Only the lines from the start up to and including the line containing "const endDate = new Date(2008, 6, 21);" should be repeated, word for word.
START AVAILABLE DATA
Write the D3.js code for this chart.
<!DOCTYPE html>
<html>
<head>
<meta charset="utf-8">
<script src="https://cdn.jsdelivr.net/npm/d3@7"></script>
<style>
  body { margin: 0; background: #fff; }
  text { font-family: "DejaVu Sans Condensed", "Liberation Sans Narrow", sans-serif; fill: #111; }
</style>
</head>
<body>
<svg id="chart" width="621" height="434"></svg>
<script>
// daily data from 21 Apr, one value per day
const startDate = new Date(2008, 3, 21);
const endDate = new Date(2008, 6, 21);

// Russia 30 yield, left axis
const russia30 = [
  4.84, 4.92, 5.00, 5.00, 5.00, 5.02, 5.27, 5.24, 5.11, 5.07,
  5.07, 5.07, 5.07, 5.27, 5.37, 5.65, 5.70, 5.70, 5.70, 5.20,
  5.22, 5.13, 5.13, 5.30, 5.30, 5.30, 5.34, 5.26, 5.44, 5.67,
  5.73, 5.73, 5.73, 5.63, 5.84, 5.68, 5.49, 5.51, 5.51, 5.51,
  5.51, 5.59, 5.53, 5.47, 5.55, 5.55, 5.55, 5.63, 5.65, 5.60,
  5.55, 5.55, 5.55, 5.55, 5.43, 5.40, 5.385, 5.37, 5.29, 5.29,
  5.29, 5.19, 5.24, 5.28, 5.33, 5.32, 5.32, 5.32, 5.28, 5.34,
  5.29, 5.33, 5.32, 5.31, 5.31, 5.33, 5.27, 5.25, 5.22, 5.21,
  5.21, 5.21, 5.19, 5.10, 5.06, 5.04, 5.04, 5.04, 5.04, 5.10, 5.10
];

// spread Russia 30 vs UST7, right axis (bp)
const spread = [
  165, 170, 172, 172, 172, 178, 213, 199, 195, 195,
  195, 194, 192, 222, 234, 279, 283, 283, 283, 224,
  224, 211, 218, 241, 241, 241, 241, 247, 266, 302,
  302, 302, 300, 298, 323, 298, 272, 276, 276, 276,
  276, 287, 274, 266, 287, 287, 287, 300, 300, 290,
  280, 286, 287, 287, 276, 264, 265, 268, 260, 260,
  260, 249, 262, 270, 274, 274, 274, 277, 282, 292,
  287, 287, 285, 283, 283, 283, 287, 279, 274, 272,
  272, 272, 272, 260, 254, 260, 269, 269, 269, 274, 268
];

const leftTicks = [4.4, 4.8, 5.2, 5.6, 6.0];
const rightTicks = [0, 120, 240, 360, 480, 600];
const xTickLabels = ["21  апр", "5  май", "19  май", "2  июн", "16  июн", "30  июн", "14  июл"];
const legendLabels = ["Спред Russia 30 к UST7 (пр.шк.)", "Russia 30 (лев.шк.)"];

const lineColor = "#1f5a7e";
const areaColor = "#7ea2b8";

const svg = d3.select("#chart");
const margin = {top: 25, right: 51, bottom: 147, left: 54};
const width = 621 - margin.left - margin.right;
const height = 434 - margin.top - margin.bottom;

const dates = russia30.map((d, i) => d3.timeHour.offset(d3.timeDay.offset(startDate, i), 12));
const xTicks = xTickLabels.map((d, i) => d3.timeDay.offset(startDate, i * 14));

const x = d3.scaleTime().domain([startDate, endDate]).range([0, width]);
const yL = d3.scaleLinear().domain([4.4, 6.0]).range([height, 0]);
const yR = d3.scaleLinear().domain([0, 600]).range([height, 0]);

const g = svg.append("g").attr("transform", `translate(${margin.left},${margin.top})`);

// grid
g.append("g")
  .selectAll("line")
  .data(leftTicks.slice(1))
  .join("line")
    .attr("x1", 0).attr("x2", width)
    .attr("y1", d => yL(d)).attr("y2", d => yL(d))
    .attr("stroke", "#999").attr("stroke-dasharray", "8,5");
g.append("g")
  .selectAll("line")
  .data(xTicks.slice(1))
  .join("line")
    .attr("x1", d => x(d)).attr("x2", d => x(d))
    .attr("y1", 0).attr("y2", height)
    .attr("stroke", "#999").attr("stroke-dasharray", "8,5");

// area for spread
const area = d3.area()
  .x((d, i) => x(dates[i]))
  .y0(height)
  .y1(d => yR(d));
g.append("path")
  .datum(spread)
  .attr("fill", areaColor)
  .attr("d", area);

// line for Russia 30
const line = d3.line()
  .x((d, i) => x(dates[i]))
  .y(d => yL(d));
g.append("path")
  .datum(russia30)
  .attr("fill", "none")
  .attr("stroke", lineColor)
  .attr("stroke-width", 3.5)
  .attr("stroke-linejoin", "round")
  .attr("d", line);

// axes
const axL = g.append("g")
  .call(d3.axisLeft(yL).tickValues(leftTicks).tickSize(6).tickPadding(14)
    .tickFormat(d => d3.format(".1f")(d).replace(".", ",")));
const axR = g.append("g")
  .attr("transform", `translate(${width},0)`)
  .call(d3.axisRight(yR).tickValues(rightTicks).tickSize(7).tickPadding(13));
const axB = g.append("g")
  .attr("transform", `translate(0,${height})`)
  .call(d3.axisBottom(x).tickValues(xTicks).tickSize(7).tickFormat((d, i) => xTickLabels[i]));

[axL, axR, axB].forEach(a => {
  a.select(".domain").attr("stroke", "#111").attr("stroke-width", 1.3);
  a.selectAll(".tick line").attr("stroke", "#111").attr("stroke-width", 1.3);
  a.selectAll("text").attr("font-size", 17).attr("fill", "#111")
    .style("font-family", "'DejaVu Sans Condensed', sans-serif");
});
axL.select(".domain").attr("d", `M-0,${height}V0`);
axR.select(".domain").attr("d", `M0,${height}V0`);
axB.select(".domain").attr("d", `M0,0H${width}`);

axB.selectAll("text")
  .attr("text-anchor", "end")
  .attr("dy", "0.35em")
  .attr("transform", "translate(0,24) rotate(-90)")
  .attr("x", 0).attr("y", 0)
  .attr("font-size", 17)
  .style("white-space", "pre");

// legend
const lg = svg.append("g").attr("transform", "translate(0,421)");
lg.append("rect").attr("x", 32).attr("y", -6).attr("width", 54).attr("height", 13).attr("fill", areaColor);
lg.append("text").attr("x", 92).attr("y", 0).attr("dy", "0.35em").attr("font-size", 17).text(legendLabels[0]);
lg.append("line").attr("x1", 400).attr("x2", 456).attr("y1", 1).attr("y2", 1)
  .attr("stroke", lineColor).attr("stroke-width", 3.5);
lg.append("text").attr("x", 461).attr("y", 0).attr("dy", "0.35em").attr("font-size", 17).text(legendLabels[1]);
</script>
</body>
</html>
END AVAILABLE DATA
THE RESPONSE.
Write the D3.js code for this chart.
<!DOCTYPE html>
<html>
<head>
<meta charset="utf-8">
<script src="https://cdn.jsdelivr.net/npm/d3@7"></script>
<style>
  body { margin: 0; background: #fff; }
  text { font-family: "DejaVu Sans Condensed", "Liberation Sans Narrow", sans-serif; fill: #111; }
</style>
</head>
<body>
<svg id="chart" width="621" height="434"></svg>
<script>
// daily data from 21 Apr, one value per day
const startDate = new Date(2008, 3, 21);
const endDate = new Date(2008, 6, 21);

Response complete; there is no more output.